With punters having access to newer and faster technologies, bookmakers have tapped into this by offering two revolutionary ways to conduct betting: In-Play and Cash Out.

In-Play

As the name suggests, this is betting on a football match that has already kicked off. This gives punters the opportunity to study the ebbs and flows of the game, and see if they can spot a likely winner.

The good thing with In-Play betting is that if you place a bet after, say, 30 minutes of the match have gone, then again you are maximising your chances of winning.

And it gives us a chance to take advantage of unforeseen circumstances too. What if Team A have a player sent off, or their best player is substituted off with an injury? Of course, we might suddenly fancy Team B’s chances a whole lot more.

Remember the basics of football betting, and the tips for success, as these are still very much valid whether betting before the match starts or in-play.

Cash Out

An incredible function that has changed the way we bet on football forever, we can now cash out on our bets at any time (usually up to the 85th minute of a match).

Why would we want to do that? Firstly, it might be damage limitation. If the team we have backed are losing 2-0 at half-time, then sometimes it is better to simply cut your losses and walk away. Of course, your cash out value will be much less than the amount you have staked, but take the money anyway and live to fight another day.

The second reason is profit consolidation. You’ve backed Team A to win, and they’re 1-0 up with 20 minutes to go. But oh no: they’ve just had a player sent off! Will they hold on for the win?

In the ‘old days’, you’d have had to bite your fingernails and toenails and just pray that they could seal the win. But with Cash Out you don’t need to: you can take your profit, say thanks very much, and run for the hills.
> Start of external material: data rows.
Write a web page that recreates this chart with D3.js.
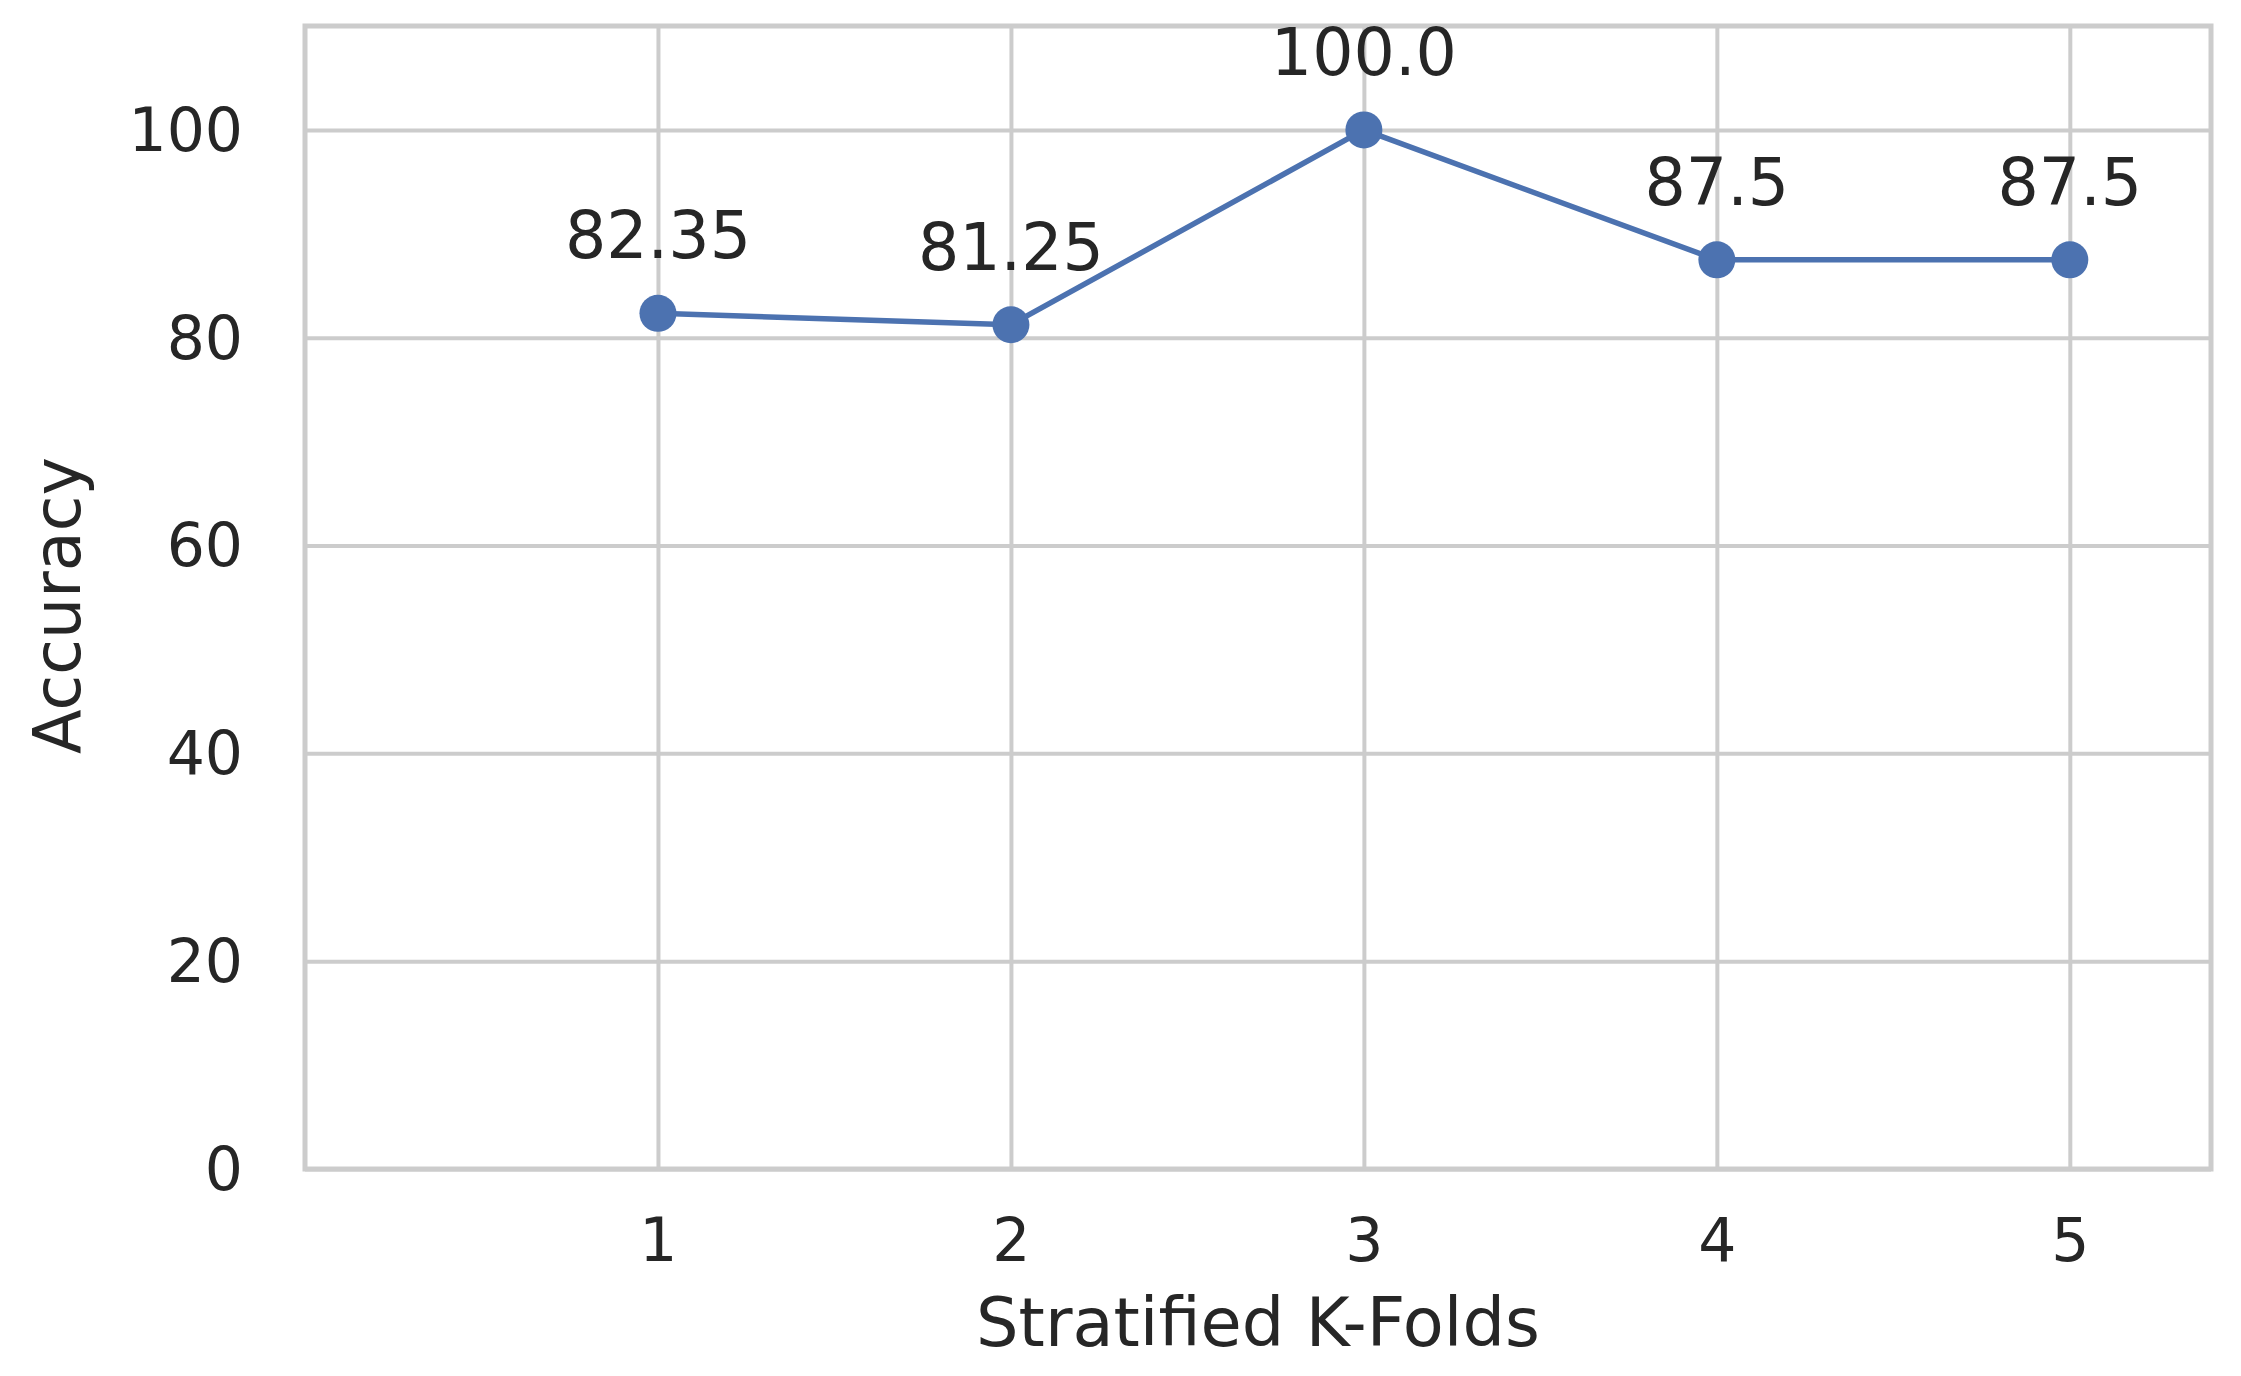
<!DOCTYPE html>
<html>
<head>
<meta charset="utf-8">
<script src="https://cdn.jsdelivr.net/npm/d3@7"></script>
<style>
  html, body { margin: 0; padding: 0; background: #ffffff; }
  svg { display: block; }
  text { font-family: "DejaVu Sans", sans-serif; fill: #262626; }
</style>
</head>
<body>
<svg id="chart" width="2241" height="1376"></svg>
<script>
const folds = [1, 2, 3, 4, 5];
const accuracy = [82.35, 81.25, 100.0, 87.5, 87.5];
const labels = ["82.35", "81.25", "100.0", "87.5", "87.5"];
const yTicks = [0, 20, 40, 60, 80, 100];
const xTicks = [1, 2, 3, 4, 5];
const xLabel = "Stratified K-Folds";
const yLabel = "Accuracy";

(function () {
const W = 2241, H = 1376;
const mLeft = 305, mRight = 2211, mTop = 26, mBottom = 1169;
const pw = mRight - mLeft, ph = mBottom - mTop;

const svg = d3.select("#chart");
svg.append("rect").attr("width", W).attr("height", H).attr("fill", "#ffffff");

const x = d3.scaleLinear().domain([0, 5.4]).range([mLeft, mRight]);
const y = d3.scaleLinear().domain([0, 110]).range([mBottom, mTop]);

const gridColor = "#cccccc";
const gridW = 4;

// Y axis with grid
const gy = svg.append("g").attr("transform", `translate(${mLeft},0)`)
  .call(d3.axisLeft(y).tickValues(yTicks).tickSize(-pw).tickPadding(62).tickFormat(d3.format("d")));
gy.select(".domain").remove();
gy.selectAll(".tick line").attr("stroke", gridColor).attr("stroke-width", gridW);
gy.selectAll(".tick text").attr("font-size", 60).attr("fill", "#262626")
  .attr("font-family", "DejaVu Sans, sans-serif").attr("dy", "0.34em");

// X axis with grid
const gx = svg.append("g").attr("transform", `translate(0,${mBottom})`)
  .call(d3.axisBottom(x).tickValues(xTicks).tickSize(-ph).tickPadding(0).tickFormat(d3.format("d")));
gx.select(".domain").remove();
gx.selectAll(".tick line").attr("stroke", gridColor).attr("stroke-width", gridW);
gx.selectAll(".tick text").attr("font-size", 60).attr("fill", "#262626")
  .attr("font-family", "DejaVu Sans, sans-serif").attr("y", 92).attr("dy", 0);

// Frame (spines)
svg.append("rect")
  .attr("x", mLeft).attr("y", mTop).attr("width", pw).attr("height", ph)
  .attr("fill", "none").attr("stroke", gridColor).attr("stroke-width", 5);

// Line
const data = folds.map((f, i) => ({ f, v: accuracy[i], t: labels[i] }));
svg.append("path").datum(data)
  .attr("fill", "none").attr("stroke", "#4c72b0").attr("stroke-width", 5.5)
  .attr("stroke-linejoin", "round")
  .attr("d", d3.line().x(d => x(d.f)).y(d => y(d.v)));

// Markers
svg.selectAll("circle.pt").data(data).enter().append("circle")
  .attr("class", "pt")
  .attr("cx", d => x(d.f)).attr("cy", d => y(d.v)).attr("r", 18.5)
  .attr("fill", "#4c72b0");

// Data labels
svg.selectAll("text.lbl").data(data).enter().append("text")
  .attr("class", "lbl")
  .attr("x", d => x(d.f)).attr("y", d => y(d.v) - 55)
  .attr("text-anchor", "middle").attr("font-size", 65)
  .text(d => d.t);

// Axis labels
svg.append("text")
  .attr("x", (mLeft + mRight) / 2).attr("y", 1346)
  .attr("text-anchor", "middle").attr("font-size", 67)
  .text(xLabel);

svg.append("text")
  .attr("transform", `translate(80,${(mTop + mBottom) / 2 + 8}) rotate(-90)`)
  .attr("text-anchor", "middle").attr("font-size", 65)
  .text(yLabel);
})();
</script>
</body>
</html>
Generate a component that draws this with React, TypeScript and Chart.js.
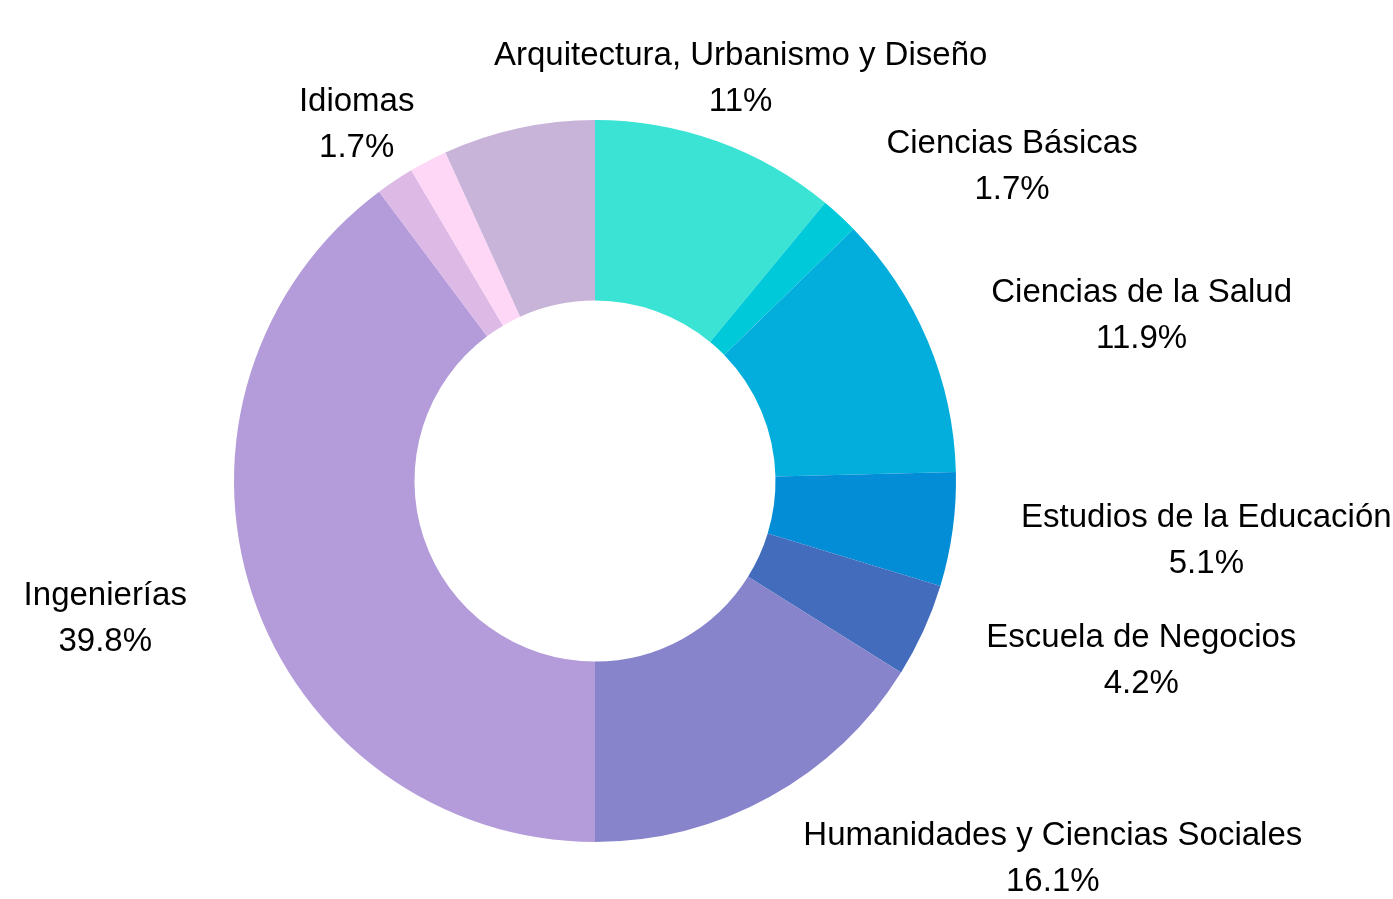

Both the In-Play markets and the Cash Out option are available on most bookmakers’ websites and mobile apps, and they are both well worth exploring.

In Conclusion

You should hopefully now have the knowledge and insight to go ahead and make a good go of betting on the football.

Just remember:

  • Do your homework
  • Use logic and common sense – not emotions or pre-conceptions
  • Decide where you sit on the ‘risk vs reward’ theory
  • Find the right market for you
  • Only bet what you can afford
  • Have fun

All that is left to say is good luck with your betting!